Intimidator: “Intimidators” are the most aggressive of the four types. Their presence is well stated and felt and there is a threatening air of danger conveyed from them. They are unpredictable and can threaten, use harsh words and abusive actions uncontrollably. They will demonstrate a capacity for rage or violence.
They also attack self-esteem by creating unwarranted guilt, a sense of worthlessness, a feeling of incompetence, and of course fear. Often the “Intimidator” will also express threats of publicly and boast illustrations of how they dealt with or destroyed others in the past.
How to Diffuse:
“Intimidators” often attack when others are least able or unwilling to confront them. The best response for dealing with them is to 1) name the game, 2) consider whether the accusations are right and correct and 3) refuse to be knocked off balance. Where possible, create distance from the individual to minimize control but stay close enough to know what he or she is doing. When the “intimidator” recognizes that the tactics can’t overcome resolution of haven’t invoked fear, the individual may get uglier and plan a more dramatic move. Patience, control and persistence will eventually outlast the “intimidator”
Codependency I can tell you is a Hell to live in.. it’s not fun.. it’s actually very exhausting.. but through self awareness you can begin to transmute your understanding and really start tuning yourself into a higher consciousness.
I will leave you with this very beautiful prayer…
Ho’oponopono (ho-o-pono-pono) is an ancient Hawaiian practice of reconciliation and forgiveness. Similar forgiveness practices were performed on islands throughout the South Pacific, including Samoa, Tahiti and New Zealand. Traditionally ho’oponopono is practiced by healing priest or kahuna lapa’au among family members of a person who is physically ill. Modern versions are performed within the family by a family elder, or by the individual alone.
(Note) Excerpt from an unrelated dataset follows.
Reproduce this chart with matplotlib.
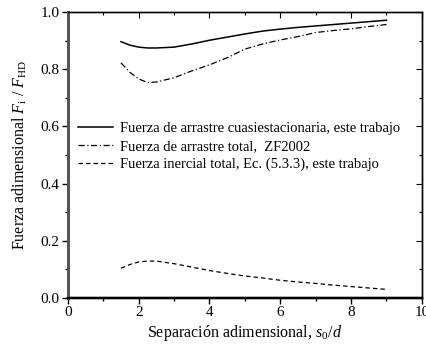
import matplotlib
matplotlib.use("Agg")
import matplotlib.pyplot as plt
from matplotlib.ticker import MultipleLocator

plt.rcParams['font.family'] = ['Liberation Serif', 'DejaVu Serif']
plt.rcParams['mathtext.fontset'] = 'custom'
plt.rcParams['mathtext.rm'] = 'Liberation Serif'
plt.rcParams['mathtext.it'] = 'Liberation Serif:italic'

# separation s0/d
sep = [1.5, 1.75, 2.0, 2.25, 2.5, 3.0, 3.5, 4.0, 4.5, 5.0, 5.5, 6.0,
       6.5, 7.0, 7.5, 8.0, 8.5, 9.0]

# quasi-steady drag (this work)
drag_qs = [0.896, 0.884, 0.877, 0.874, 0.874, 0.877, 0.888, 0.901, 0.912,
           0.923, 0.933, 0.940, 0.946, 0.951, 0.956, 0.961, 0.966, 0.971]
# total drag, ZF2002
drag_zf = [0.822, 0.789, 0.766, 0.753, 0.755, 0.770, 0.794, 0.815, 0.840,
           0.870, 0.888, 0.902, 0.914, 0.928, 0.935, 0.941, 0.949, 0.956]
# total inertial force
inertial = [0.104, 0.117, 0.126, 0.129, 0.129, 0.120, 0.108, 0.096, 0.086,
            0.077, 0.070, 0.062, 0.056, 0.051, 0.045, 0.040, 0.035, 0.030]

labels = ["Fuerza de arrastre cuasiestacionaria, este trabajo",
          "Fuerza de arrastre total,  ZF2002",
          "Fuerza inercial total, Ec. (5.3.3), este trabajo"]

fig = plt.figure(figsize=(4.27, 3.51), dpi=100)
ax = fig.add_axes([0.159, 0.151, 0.829, 0.815])

ax.plot(sep, drag_qs, color='black', lw=1.1, linestyle='-', label=labels[0])
ax.plot(sep, drag_zf, color='black', lw=0.9, linestyle=(0, (5, 2, 1, 2)), label=labels[1])
ax.plot(sep, inertial, color='black', lw=0.9, linestyle=(0, (3.5, 2.5)), label=labels[2])

ax.set_xlim(0, 10)
ax.set_ylim(0, 1.0)
ax.xaxis.set_major_locator(MultipleLocator(2))
ax.xaxis.set_minor_locator(MultipleLocator(1))
ax.yaxis.set_major_locator(MultipleLocator(0.2))
ax.yaxis.set_minor_locator(MultipleLocator(0.1))
ax.xaxis.set_major_formatter(matplotlib.ticker.FormatStrFormatter('%d'))
ax.yaxis.set_major_formatter(matplotlib.ticker.FormatStrFormatter('%.1f'))

ax.tick_params(which='both', direction='out', labelsize=11, width=1, top=False, right=False)
ax.tick_params(which='major', length=4, pad=2)
ax.tick_params(which='minor', length=2.5)

# inward ticks on the top and right frame
ax2 = ax.twinx()
ax2.set_ylim(0, 1.0)
ax2.yaxis.set_major_locator(MultipleLocator(0.2))
ax2.yaxis.set_minor_locator(MultipleLocator(0.1))
ax2.tick_params(which='both', direction='in', labelright=False, width=0.8)
ax2.tick_params(which='major', length=4)
ax2.tick_params(which='minor', length=2.5)
ax3 = ax.twiny()
ax3.set_xlim(0, 10)
ax3.xaxis.set_major_locator(MultipleLocator(2))
ax3.xaxis.set_minor_locator(MultipleLocator(1))
ax3.tick_params(which='both', direction='in', labeltop=False, width=0.8)
ax3.tick_params(which='major', length=4)
ax3.tick_params(which='minor', length=2.5)

for a in (ax, ax2, ax3):
    a.spines['left'].set_color('#555555')
    a.spines['left'].set_linewidth(2.0)
    a.spines['bottom'].set_linewidth(1.6)
    a.spines['top'].set_linewidth(0.9)
    a.spines['right'].set_linewidth(0.9)

ax.set_xlabel("Separación adimensional, $\\mathit{s}_{\\mathrm{0}}$/$\\mathit{d}$",
              fontsize=11.5, labelpad=3)
ax.set_ylabel("Fuerza adimensional $\\mathit{F}_{\\mathrm{i}}$ / $\\mathit{F}_{\\mathrm{HD}}$",
              fontsize=11.5, labelpad=8)

ax.legend(loc='upper left', bbox_to_anchor=(0.0, 0.65), frameon=False,
          fontsize=10.5, handlelength=2.4, handletextpad=0.45,
          labelspacing=0.32, borderaxespad=0.3)

fig.savefig("out.png", dpi=100)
Anytime, you are upset, or have left over baggage you are holding onto use this prayer over and over again in your mind visualizing what you are looking to reconcile, give or receive forgiveness for and or let go of…
“I’m Sorry, Please Forgive me, Thank you, I love you…”
Take some times.. Understand who you are love yourself and tell yourself that you love yourself.. do a self assessment of yourself so you can gain a greater understanding of yourself.
I say we can’t understand the crazy in others but we can use it to understand ourselves on a deeper level. We don’t have to go to Hell with them as far as experiencing t heir emotions but we can gain clarity for ourselves and understand we do not need to get involved with their pain.